What this means for buyers in 2026

The practical effect for enterprise procurement teams is that the AI infrastructure decision is no longer a single choice between three hyperscalers. It is a portfolio decision. Inference workloads that face end users in real time can stay on a global hyperscaler footprint where latency and edge presence matter most. Training workloads that involve sensitive data, regulated industries, or specific jurisdictional requirements increasingly sit better with a regional operator that can answer the ‘who controls this hardware’ question in a single sentence.
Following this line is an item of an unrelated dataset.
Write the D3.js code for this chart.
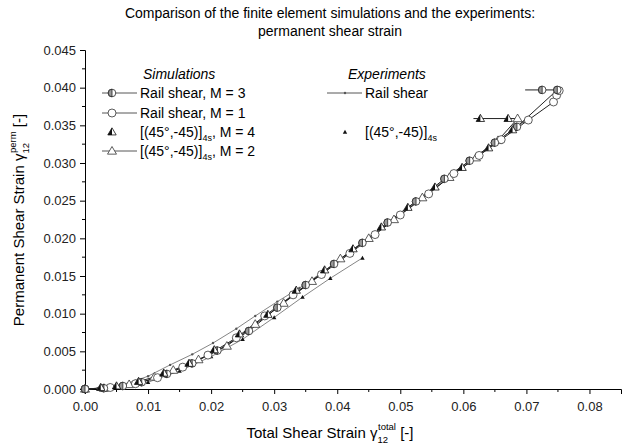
<!DOCTYPE html>
<html lang="en">
<head>
<meta charset="UTF-8">
<title>Permanent shear strain</title>
<script src="https://d3js.org/d3.v7.min.js"></script>
<style>
  body { margin: 0; background: #fff; }
  svg { font-family: "Liberation Sans", Arial, sans-serif; }
</style>
</head>
<body>
<div id="chart"></div>
<script>
// ---- data ----
const m3X = [0, 0.003, 0.006, 0.009, 0.013, 0.017, 0.021, 0.026, 0.0305, 0.035, 0.0395, 0.044, 0.048, 0.0525, 0.057, 0.061, 0.065, 0.0685, 0.0749, 0.0725, 0.0698];
const m3Y = [0, 0.0001, 0.0004, 0.0009, 0.0020, 0.0034, 0.0051, 0.0077, 0.0108, 0.0138, 0.0166, 0.0194, 0.0221, 0.0249, 0.0279, 0.0303, 0.0327, 0.0348, 0.0397, 0.0397, 0.0397];

const m1X = [0, 0.004, 0.008, 0.0115, 0.0155, 0.0195, 0.024, 0.0285, 0.033, 0.0375, 0.042, 0.046, 0.050, 0.0545, 0.0585, 0.0625, 0.066, 0.0703, 0.0743, 0.0748, 0.0752];
const m1Y = [0, 0.0002, 0.0007, 0.0015, 0.0029, 0.0045, 0.0068, 0.0097, 0.0125, 0.0152, 0.0180, 0.0205, 0.0231, 0.0259, 0.0286, 0.0310, 0.0331, 0.0357, 0.0381, 0.0390, 0.0396];

const m4X = [0.0025, 0.005, 0.0085, 0.0125, 0.0165, 0.0205, 0.0245, 0.029, 0.0335, 0.038, 0.0425, 0.047, 0.0512, 0.0555, 0.0598, 0.064, 0.0678, 0.0671, 0.0627];
const m4Y = [0.0002, 0.0004, 0.0010, 0.0021, 0.0034, 0.0052, 0.0073, 0.0099, 0.0131, 0.0158, 0.0186, 0.0215, 0.0241, 0.0268, 0.0294, 0.0320, 0.0344, 0.0359, 0.0359];

const m2X = [0, 0.003, 0.007, 0.011, 0.014, 0.018, 0.0225, 0.027, 0.0315, 0.036, 0.0405, 0.045, 0.049, 0.0535, 0.0578, 0.062, 0.0655, 0.0686, 0.0616];
const m2Y = [0, 0.0001, 0.0006, 0.0016, 0.0025, 0.0039, 0.0057, 0.0086, 0.0114, 0.0143, 0.0173, 0.0200, 0.0225, 0.0254, 0.0281, 0.0307, 0.0330, 0.0359, 0.0359];

const expRailX = [0, 0.002, 0.004, 0.006, 0.008, 0.010, 0.0135, 0.017, 0.0203, 0.024, 0.027, 0.0305, 0.034, 0.038, 0.042, 0.046, 0.050, 0.054, 0.058, 0.062, 0.066, 0.0695];
const expRailY = [0, 0.0001, 0.0003, 0.0006, 0.0011, 0.0017, 0.0032, 0.0046, 0.0061, 0.0080, 0.0097, 0.0116, 0.0134, 0.0157, 0.0182, 0.0208, 0.0234, 0.0258, 0.0284, 0.0309, 0.0333, 0.0354];

const exp45X = [0, 0.005, 0.010, 0.015, 0.020, 0.025, 0.030, 0.0345, 0.0389, 0.044];
const exp45Y = [0, 0.0002, 0.0009, 0.0024, 0.0043, 0.0066, 0.0095, 0.0122, 0.0147, 0.0174];

const xTicks = [0, 0.01, 0.02, 0.03, 0.04, 0.05, 0.06, 0.07, 0.08];
const yTicks = [0, 0.005, 0.010, 0.015, 0.020, 0.025, 0.030, 0.035, 0.040, 0.045];

const series = [
  {x: expRailX, y: expRailY, marker: "dot",     line: true,  width: 0.8, color: "#666", mark: expRailX.length},
  {x: exp45X,   y: exp45Y,   marker: "tinyTri", line: true,  width: 0.8, color: "#666", mark: exp45X.length},
  {x: m2X,      y: m2Y,      marker: "triOpen", line: true,  width: 1,   color: "#222", mark: m2X.length - 1},
  {x: m1X,      y: m1Y,      marker: "circOpen",line: true,  width: 1,   color: "#222", mark: m1X.length},
  {x: m3X,      y: m3Y,      marker: "circHalf",line: true,  width: 1,   color: "#222", mark: m3X.length - 1},
  {x: m4X,      y: m4Y,      marker: "triHalf", line: false, width: 1,   color: "#222", mark: m4X.length}
];

// ---- layout ----
const W = 623, H = 445;
const margin = {left: 85, top: 50, right: 2, bottom: 56};

const svg = d3.select("#chart").append("svg")
  .attr("width", W).attr("height", H);

const x = d3.scaleLinear().domain([0, 0.085]).range([margin.left, W - margin.right]);
const y = d3.scaleLinear().domain([0, 0.045]).range([H - margin.bottom, margin.top]);

// title
svg.append("text").attr("x", 330).attr("y", 18).attr("text-anchor", "middle")
  .style("font-size", "14px")
  .text("Comparison of the finite element simulations and the experiments:");
svg.append("text").attr("x", 330).attr("y", 36).attr("text-anchor", "middle")
  .style("font-size", "14px")
  .text("permanent shear strain");

// axes
const xAxis = svg.append("g").attr("transform", `translate(0,${y(0)})`)
  .call(d3.axisBottom(x).tickValues(xTicks).tickFormat(d3.format(".2f")).tickSizeOuter(0).tickSize(5));
const yAxis = svg.append("g").attr("transform", `translate(${x(0)},0)`)
  .call(d3.axisLeft(y).tickValues(yTicks).tickFormat(d3.format(".3f")).tickSizeOuter(0).tickSize(5));

// minor ticks
xAxis.selectAll(".minor").data(d3.range(0.005, 0.085, 0.01)).join("line")
  .attr("class", "minor").attr("x1", d => x(d)).attr("x2", d => x(d))
  .attr("y1", 0).attr("y2", 3).attr("stroke", "#000");
yAxis.selectAll(".minor").data(d3.range(0.0025, 0.045, 0.005)).join("line")
  .attr("class", "minor").attr("y1", d => y(d)).attr("y2", d => y(d))
  .attr("x1", 0).attr("x2", -3).attr("stroke", "#000");

[xAxis, yAxis].forEach(a => {
  a.attr("font-size", null).attr("font-family", null);
  a.selectAll(".tick text").style("font-size", "13px").attr("fill", "#222");
  a.select(".domain").attr("stroke", "#000");
});
xAxis.selectAll(".tick text").attr("dy", "1.05em");
yAxis.selectAll(".tick text").attr("x", -9);

// axis titles
const xt = svg.append("text").attr("x", 330).attr("y", 438).attr("text-anchor", "middle")
  .style("font-size", "15px");
xt.append("tspan").text("Total Shear Strain \u03B3");
xt.append("tspan").attr("dy", 5).style("font-size", "9.5px").text("12");
xt.append("tspan").attr("dx", -10).attr("dy", -13).style("font-size", "9.5px").text("total");
xt.append("tspan").attr("dy", 8).text(" [-]");

const yt = svg.append("text").attr("transform", "translate(24,220) rotate(-90)")
  .attr("text-anchor", "middle").style("font-size", "15px");
yt.append("tspan").text("Permanent Shear Strain \u03B3");
yt.append("tspan").attr("dy", 5).style("font-size", "9.5px").text("12");
yt.append("tspan").attr("dx", -10).attr("dy", -13).style("font-size", "9.5px").text("perm");
yt.append("tspan").attr("dy", 8).text(" [-]");

// marker drawing
function drawMarker(g, type, cx, cy) {
  if (type === "circOpen") {
    g.append("circle").attr("cx", cx).attr("cy", cy).attr("r", 4)
      .attr("fill", "#fff").attr("stroke", "#333").attr("stroke-width", 0.8);
  } else if (type === "circHalf") {
    g.append("circle").attr("cx", cx).attr("cy", cy).attr("r", 3.8)
      .attr("fill", "#fff").attr("stroke", "#222").attr("stroke-width", 0.8);
    g.append("path").attr("d", `M${cx},${cy - 3.8} A3.8,3.8 0 0 0 ${cx},${cy + 3.8} Z`)
      .attr("fill", "#999").attr("stroke", "#222").attr("stroke-width", 0.8);
  } else if (type === "triOpen") {
    const s = 4.5;
    g.append("path").attr("d", `M${cx},${cy - s} L${cx + s},${cy + s * 0.7} L${cx - s},${cy + s * 0.7} Z`)
      .attr("fill", "#fff").attr("stroke", "#333").attr("stroke-width", 0.8);
  } else if (type === "triHalf") {
    const s = 4.2;
    g.append("path").attr("d", `M${cx},${cy - s} L${cx + s},${cy + s * 0.7} L${cx - s},${cy + s * 0.7} Z`)
      .attr("fill", "#fff").attr("stroke", "#111").attr("stroke-width", 0.8);
    g.append("path").attr("d", `M${cx},${cy - s} L${cx},${cy + s * 0.7} L${cx - s},${cy + s * 0.7} Z`)
      .attr("fill", "#111");
  } else if (type === "dot") {
    g.append("circle").attr("cx", cx).attr("cy", cy).attr("r", 1.2).attr("fill", "#555");
  } else if (type === "tinyTri") {
    const s = 2.2;
    g.append("path").attr("d", `M${cx},${cy - s} L${cx + s},${cy + s * 0.8} L${cx - s},${cy + s * 0.8} Z`)
      .attr("fill", "#111");
  }
}

// lines
const lineGen = d3.line().x(d => x(d[0])).y(d => y(d[1]));
series.filter(s => s.line).forEach(s => {
  svg.append("path").datum(d3.zip(s.x, s.y))
    .attr("d", lineGen).attr("fill", "none")
    .attr("stroke", s.color).attr("stroke-width", s.width);
});

// markers
series.forEach(s => {
  const g = svg.append("g");
  d3.zip(s.x, s.y).slice(0, s.mark).forEach(p => drawMarker(g, s.marker, x(p[0]), y(p[1])));
});

// legend
const legend = svg.append("g").style("font-size", "14px");
legend.append("text").attr("x", 143).attr("y", 79).style("font-style", "italic").text("Simulations");
legend.append("text").attr("x", 348).attr("y", 79).style("font-style", "italic").text("Experiments");

const simRows = [
  {y: 93,  marker: "circHalf", line: true,  label: "Rail shear, M = 3"},
  {y: 113, marker: "circOpen", line: true,  label: "Rail shear, M = 1"},
  {y: 132, marker: "triHalf",  line: false, label: "[(45\u00B0,-45)]", sub: "4s", rest: ", M = 4"},
  {y: 151, marker: "triOpen",  line: true,  label: "[(45\u00B0,-45)]", sub: "4s", rest: ", M = 2"}
];
const expRows = [
  {y: 93,  marker: "dot",     line: true,  label: "Rail shear"},
  {y: 132, marker: "tinyTri", line: false, label: "[(45\u00B0,-45)]", sub: "4s"}
];

function legendRow(r, x0, x1, mx, tx) {
  if (r.line) legend.append("line").attr("x1", x0).attr("x2", x1).attr("y1", r.y).attr("y2", r.y)
    .attr("stroke", "#444").attr("stroke-width", 0.9);
  drawMarker(legend, r.marker, mx, r.y);
  const t = legend.append("text").attr("x", tx).attr("y", r.y + 5);
  t.append("tspan").text(r.label);
  if (r.sub) t.append("tspan").attr("dy", 4).style("font-size", "9px").text(r.sub);
  if (r.rest) t.append("tspan").attr("dy", -4).text(r.rest);
}
simRows.forEach(r => legendRow(r, 102, 137, 112, 140));
expRows.forEach(r => legendRow(r, 327, 362, 345, 365));
</script>
</body>
</html>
There is a cost story here as well, though it is more nuanced than vendors on either side tend to admit. Regional operators rarely beat hyperscalers on headline per-GPU-hour pricing for short workloads. Where they do compete, often decisively, is on total cost of training for sustained multi-week runs, because the egress fees and committed-use complications of hyperscaler pricing models can add 20 to 40 per cent to a training job’s effective cost. For a buyer running a single one-week fine-tuning job, this is noise. For a buyer running a continuous training pipeline against a domain-specific model, it is the largest line item nobody talks about in the marketing materials.

Fairwater is the headline. The other half of the story is just starting.

Hyperscaler mega-clusters will keep getting built. The economics of training the next generation of frontier models require them. Fairwater will not be the last facility of its kind, and the announcements will keep getting larger. None of this is going away.

What is also happening, with much less press coverage, is that the AI infrastructure market is bifurcating. Frontier model training and global inference distribution will stay with the hyperscalers and the small handful of dedicated AI cloud specialists. Enterprise training and inference for regulated industries is migrating, slowly but visibly, towards a different category of operator. The hardware in both cases is identical NVIDIA Blackwell silicon. The architecture of where it runs, and under whose jurisdiction, is the thing that has changed.

For enterprise IT teams looking at their 2026 AI infrastructure budget, the question to ask is no longer just which hyperscaler to commit to. It is whether the workload should live there at all, or whether the regulatory, cost, and operational arguments now point to a different kind of provider entirely. For a growing number of European buyers, the answer is starting to point in a direction Microsoft does not advertise.